[Task to carry out]
Every line from the top of the records through the line containing "have a solution\\in" should be retyped exactly; the pictures should not.

....

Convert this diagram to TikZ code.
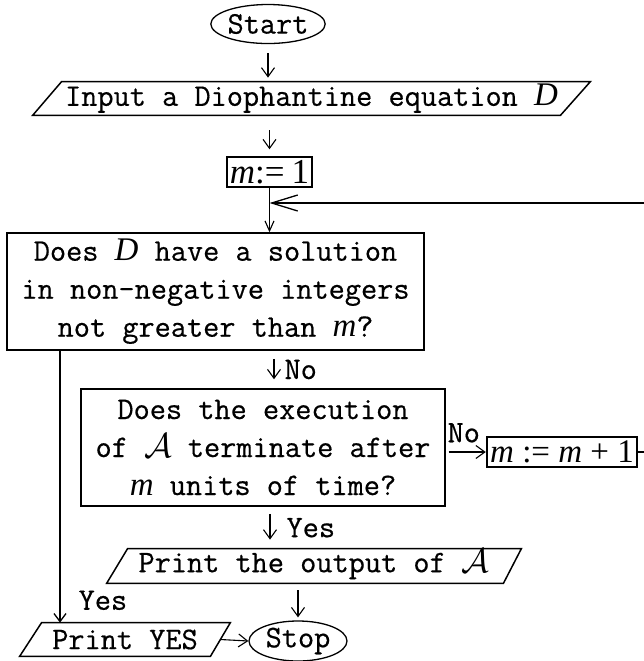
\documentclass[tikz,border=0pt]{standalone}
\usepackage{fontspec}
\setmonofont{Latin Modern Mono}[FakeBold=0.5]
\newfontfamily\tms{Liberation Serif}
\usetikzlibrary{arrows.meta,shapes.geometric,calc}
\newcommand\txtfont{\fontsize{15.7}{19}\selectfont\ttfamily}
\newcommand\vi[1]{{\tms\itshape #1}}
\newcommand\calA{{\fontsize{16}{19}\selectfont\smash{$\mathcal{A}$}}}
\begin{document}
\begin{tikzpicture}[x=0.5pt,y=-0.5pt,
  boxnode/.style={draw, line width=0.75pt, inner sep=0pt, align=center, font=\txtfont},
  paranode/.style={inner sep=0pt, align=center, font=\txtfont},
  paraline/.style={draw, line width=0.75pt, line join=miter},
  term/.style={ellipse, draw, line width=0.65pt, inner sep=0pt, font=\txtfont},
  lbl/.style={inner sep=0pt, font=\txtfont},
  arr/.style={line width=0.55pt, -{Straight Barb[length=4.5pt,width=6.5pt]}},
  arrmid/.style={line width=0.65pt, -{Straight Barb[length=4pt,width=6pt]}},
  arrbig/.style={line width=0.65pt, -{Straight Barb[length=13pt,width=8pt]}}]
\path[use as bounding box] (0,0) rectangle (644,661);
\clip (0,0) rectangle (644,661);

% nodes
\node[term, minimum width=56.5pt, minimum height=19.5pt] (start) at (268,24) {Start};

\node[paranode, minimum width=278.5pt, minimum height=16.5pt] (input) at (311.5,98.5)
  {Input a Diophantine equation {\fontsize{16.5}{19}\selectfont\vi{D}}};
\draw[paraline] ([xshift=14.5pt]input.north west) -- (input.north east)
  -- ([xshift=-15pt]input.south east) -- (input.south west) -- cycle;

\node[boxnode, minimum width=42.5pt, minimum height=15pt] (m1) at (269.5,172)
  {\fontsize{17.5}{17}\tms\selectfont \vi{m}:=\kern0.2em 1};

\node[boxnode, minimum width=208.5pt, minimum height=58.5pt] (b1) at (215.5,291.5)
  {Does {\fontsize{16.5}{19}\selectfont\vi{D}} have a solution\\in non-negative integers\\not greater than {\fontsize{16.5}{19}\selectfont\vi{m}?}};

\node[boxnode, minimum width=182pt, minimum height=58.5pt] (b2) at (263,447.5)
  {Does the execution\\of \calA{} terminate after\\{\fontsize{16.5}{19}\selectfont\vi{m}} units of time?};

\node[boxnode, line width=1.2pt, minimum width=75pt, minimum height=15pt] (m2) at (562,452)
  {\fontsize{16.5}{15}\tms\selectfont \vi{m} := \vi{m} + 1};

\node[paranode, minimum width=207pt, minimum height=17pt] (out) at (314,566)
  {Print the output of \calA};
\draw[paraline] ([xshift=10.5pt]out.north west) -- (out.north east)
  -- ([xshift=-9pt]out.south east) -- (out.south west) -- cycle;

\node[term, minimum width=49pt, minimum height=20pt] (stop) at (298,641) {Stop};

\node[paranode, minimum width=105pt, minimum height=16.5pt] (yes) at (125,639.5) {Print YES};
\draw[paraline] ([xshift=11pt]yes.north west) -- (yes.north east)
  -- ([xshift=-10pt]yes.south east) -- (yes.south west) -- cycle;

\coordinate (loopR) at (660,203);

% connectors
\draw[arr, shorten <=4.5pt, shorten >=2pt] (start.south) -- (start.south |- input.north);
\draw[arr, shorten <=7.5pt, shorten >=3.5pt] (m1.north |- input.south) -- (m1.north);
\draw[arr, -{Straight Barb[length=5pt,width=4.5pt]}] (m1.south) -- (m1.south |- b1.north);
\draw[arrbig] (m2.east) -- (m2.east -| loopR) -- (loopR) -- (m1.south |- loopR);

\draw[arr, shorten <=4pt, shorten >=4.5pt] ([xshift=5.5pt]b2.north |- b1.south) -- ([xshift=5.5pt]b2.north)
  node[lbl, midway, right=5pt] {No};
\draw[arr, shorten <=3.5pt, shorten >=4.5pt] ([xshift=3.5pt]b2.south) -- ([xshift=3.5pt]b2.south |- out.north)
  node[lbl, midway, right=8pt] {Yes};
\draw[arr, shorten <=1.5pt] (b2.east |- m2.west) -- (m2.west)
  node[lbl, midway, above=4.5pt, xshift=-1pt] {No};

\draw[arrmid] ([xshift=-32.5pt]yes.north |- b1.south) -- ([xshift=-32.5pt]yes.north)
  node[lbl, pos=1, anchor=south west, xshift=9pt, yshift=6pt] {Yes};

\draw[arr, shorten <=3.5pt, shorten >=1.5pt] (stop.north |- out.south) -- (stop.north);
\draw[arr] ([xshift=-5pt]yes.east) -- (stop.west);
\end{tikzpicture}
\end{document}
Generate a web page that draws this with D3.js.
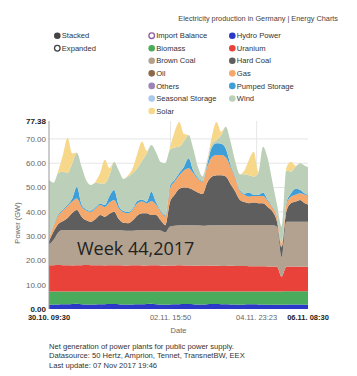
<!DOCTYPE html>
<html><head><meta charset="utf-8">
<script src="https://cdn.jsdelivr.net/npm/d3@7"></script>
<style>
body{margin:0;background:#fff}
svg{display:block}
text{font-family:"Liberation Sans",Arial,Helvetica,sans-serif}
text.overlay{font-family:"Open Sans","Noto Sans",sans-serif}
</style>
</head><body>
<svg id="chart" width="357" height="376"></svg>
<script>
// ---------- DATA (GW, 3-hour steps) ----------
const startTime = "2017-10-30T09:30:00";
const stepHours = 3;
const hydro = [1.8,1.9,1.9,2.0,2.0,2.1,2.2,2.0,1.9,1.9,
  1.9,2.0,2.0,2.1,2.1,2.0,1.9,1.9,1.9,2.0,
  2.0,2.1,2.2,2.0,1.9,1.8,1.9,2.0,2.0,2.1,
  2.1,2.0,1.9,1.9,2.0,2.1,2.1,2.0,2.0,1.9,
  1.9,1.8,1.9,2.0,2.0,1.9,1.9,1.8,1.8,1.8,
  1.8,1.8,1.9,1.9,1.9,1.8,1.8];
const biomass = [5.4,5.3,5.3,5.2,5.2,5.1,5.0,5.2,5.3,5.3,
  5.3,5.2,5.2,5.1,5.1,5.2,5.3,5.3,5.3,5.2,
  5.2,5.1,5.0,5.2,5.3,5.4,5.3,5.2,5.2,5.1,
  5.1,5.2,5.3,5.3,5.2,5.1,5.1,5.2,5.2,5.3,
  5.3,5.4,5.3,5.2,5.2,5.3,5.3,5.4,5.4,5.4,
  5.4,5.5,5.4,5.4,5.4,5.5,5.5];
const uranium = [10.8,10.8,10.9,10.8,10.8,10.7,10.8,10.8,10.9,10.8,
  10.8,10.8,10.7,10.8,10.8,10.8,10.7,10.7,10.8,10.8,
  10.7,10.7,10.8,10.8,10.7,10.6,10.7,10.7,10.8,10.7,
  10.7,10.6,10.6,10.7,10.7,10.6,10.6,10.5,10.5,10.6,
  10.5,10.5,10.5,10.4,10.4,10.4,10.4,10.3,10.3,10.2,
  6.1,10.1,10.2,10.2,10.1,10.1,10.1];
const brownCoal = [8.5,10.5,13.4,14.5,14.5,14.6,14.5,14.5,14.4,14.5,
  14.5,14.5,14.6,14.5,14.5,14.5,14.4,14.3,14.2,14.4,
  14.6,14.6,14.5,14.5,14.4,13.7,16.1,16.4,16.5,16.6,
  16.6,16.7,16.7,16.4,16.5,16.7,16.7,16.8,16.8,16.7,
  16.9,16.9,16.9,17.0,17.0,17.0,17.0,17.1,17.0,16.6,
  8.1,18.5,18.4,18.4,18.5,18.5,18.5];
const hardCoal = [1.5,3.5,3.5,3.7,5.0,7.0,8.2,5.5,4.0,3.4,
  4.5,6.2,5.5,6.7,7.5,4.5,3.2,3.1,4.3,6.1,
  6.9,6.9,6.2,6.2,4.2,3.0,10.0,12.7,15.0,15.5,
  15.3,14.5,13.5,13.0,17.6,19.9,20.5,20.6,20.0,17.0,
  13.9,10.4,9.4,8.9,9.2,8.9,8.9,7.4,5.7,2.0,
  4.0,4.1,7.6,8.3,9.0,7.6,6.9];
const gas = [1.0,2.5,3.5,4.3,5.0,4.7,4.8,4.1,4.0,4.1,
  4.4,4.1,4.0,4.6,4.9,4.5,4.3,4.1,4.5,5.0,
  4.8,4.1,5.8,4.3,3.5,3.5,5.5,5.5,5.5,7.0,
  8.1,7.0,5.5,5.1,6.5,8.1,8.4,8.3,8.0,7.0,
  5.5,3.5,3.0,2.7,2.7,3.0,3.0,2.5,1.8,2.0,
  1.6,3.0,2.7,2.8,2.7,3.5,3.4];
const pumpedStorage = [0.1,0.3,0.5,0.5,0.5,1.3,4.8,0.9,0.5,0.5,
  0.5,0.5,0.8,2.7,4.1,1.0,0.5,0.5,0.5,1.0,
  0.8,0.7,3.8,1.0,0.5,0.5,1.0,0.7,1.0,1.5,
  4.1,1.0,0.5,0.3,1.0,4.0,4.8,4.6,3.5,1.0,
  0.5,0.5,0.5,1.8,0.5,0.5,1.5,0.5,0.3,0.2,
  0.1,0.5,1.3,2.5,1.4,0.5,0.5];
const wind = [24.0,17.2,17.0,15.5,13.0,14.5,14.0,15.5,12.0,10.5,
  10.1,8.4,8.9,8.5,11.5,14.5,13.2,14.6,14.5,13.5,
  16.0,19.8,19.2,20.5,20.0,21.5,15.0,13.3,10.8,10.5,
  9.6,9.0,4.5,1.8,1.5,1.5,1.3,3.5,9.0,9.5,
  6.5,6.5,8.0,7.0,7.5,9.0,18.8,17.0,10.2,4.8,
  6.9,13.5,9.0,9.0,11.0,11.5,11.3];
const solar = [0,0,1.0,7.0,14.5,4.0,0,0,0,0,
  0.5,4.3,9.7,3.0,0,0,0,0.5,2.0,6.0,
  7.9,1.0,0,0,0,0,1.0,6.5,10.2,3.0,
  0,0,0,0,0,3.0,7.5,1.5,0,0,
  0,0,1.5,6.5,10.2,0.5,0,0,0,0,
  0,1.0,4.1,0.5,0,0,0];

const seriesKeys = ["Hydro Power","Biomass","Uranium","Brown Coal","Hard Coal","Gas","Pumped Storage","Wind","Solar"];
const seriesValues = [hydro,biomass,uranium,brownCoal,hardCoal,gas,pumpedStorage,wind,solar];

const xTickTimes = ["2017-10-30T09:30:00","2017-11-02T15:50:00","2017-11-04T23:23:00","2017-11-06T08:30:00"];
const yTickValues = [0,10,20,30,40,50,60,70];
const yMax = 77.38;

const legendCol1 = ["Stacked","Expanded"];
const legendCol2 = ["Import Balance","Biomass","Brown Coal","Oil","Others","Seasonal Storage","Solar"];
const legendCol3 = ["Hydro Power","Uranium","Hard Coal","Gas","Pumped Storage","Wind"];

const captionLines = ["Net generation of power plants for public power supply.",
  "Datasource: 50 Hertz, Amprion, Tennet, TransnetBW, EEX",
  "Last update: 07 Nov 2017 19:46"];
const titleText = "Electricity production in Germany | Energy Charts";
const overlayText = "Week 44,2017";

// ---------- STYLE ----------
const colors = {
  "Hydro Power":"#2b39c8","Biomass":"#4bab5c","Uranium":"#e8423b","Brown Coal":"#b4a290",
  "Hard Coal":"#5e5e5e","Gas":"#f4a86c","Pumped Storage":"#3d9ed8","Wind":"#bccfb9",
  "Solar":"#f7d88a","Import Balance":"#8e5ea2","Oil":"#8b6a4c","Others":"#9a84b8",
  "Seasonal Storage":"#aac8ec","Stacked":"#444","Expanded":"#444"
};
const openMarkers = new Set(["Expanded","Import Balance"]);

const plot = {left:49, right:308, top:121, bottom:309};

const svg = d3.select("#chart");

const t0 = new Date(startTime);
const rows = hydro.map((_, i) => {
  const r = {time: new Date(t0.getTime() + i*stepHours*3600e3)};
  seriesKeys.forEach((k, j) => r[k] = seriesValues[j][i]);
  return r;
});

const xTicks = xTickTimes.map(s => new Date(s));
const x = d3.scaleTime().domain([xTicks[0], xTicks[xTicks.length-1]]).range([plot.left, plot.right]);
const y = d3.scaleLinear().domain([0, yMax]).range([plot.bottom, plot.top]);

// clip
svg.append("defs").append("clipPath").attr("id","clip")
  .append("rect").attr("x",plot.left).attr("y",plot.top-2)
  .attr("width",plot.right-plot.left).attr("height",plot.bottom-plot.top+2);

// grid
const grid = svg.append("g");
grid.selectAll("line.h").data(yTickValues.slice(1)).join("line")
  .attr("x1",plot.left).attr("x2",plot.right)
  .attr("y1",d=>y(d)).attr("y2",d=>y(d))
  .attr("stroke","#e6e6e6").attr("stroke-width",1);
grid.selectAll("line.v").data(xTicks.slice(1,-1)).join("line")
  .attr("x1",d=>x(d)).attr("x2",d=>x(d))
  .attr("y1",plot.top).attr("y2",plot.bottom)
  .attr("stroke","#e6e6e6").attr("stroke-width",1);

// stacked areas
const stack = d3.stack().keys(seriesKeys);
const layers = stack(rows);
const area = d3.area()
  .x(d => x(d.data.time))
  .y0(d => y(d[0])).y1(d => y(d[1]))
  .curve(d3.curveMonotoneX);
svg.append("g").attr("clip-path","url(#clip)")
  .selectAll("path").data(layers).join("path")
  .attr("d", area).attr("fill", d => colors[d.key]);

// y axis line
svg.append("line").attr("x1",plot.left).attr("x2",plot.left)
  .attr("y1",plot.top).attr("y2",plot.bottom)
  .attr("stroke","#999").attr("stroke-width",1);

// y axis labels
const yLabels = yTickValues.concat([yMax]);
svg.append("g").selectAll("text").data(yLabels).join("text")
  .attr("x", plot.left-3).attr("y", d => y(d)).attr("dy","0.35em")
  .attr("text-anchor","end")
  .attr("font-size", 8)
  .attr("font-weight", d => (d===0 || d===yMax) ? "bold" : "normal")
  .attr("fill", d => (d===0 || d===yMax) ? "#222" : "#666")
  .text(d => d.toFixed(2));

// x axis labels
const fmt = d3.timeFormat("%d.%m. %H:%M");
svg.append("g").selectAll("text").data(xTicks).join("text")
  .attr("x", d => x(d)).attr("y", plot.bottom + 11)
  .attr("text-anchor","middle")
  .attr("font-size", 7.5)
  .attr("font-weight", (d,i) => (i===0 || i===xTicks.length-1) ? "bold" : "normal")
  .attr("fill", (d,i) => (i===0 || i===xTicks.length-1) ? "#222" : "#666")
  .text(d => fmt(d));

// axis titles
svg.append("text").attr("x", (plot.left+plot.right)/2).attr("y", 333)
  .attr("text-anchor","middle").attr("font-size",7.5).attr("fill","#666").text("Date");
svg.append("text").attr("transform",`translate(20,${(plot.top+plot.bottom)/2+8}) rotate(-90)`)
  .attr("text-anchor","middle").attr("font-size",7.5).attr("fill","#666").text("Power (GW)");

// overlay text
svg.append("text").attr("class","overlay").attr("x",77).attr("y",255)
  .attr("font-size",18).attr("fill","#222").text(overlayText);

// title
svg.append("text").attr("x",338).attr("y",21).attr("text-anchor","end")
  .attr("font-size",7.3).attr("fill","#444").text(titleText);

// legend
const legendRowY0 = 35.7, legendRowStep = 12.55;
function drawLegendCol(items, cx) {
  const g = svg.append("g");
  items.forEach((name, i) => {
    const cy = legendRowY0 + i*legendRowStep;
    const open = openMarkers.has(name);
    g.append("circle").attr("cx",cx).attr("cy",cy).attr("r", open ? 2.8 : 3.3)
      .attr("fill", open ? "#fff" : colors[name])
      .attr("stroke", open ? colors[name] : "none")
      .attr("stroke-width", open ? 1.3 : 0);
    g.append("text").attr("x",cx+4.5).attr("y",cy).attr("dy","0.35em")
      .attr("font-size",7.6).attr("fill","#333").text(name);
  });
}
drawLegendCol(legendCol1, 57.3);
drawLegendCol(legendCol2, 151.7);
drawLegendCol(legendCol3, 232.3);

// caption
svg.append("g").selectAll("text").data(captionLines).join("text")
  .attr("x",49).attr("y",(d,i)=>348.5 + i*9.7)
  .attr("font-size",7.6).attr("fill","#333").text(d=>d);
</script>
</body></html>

....

[Task result]
Convert this diagram to TikZ code.
\documentclass[tikz,border=0pt]{standalone}
\usepackage{fontspec}
\setmonofont{Latin Modern Mono}[FakeBold=0.5]
\newfontfamily\tms{Liberation Serif}
\usetikzlibrary{arrows.meta,shapes.geometric,calc}
\newcommand\txtfont{\fontsize{15.7}{19}\selectfont\ttfamily}
\newcommand\vi[1]{{\tms\itshape #1}}
\newcommand\calA{{\fontsize{16}{19}\selectfont\smash{$\mathcal{A}$}}}
\begin{document}
\begin{tikzpicture}[x=0.5pt,y=-0.5pt,
  boxnode/.style={draw, line width=0.75pt, inner sep=0pt, align=center, font=\txtfont},
  paranode/.style={inner sep=0pt, align=center, font=\txtfont},
  paraline/.style={draw, line width=0.75pt, line join=miter},
  term/.style={ellipse, draw, line width=0.65pt, inner sep=0pt, font=\txtfont},
  lbl/.style={inner sep=0pt, font=\txtfont},
  arr/.style={line width=0.55pt, -{Straight Barb[length=4.5pt,width=6.5pt]}},
  arrmid/.style={line width=0.65pt, -{Straight Barb[length=4pt,width=6pt]}},
  arrbig/.style={line width=0.65pt, -{Straight Barb[length=13pt,width=8pt]}}]
\path[use as bounding box] (0,0) rectangle (644,661);
\clip (0,0) rectangle (644,661);

% nodes
\node[term, minimum width=56.5pt, minimum height=19.5pt] (start) at (268,24) {Start};

\node[paranode, minimum width=278.5pt, minimum height=16.5pt] (input) at (311.5,98.5)
  {Input a Diophantine equation {\fontsize{16.5}{19}\selectfont\vi{D}}};
\draw[paraline] ([xshift=14.5pt]input.north west) -- (input.north east)
  -- ([xshift=-15pt]input.south east) -- (input.south west) -- cycle;

\node[boxnode, minimum width=42.5pt, minimum height=15pt] (m1) at (269.5,172)
  {\fontsize{17.5}{17}\tms\selectfont \vi{m}:=\kern0.2em 1};

\node[boxnode, minimum width=208.5pt, minimum height=58.5pt] (b1) at (215.5,291.5)
  {Does {\fontsize{16.5}{19}\selectfont\vi{D}} have a solution\\in non-negative integers\\not greater than {\fontsize{16.5}{19}\selectfont\vi{m}?}};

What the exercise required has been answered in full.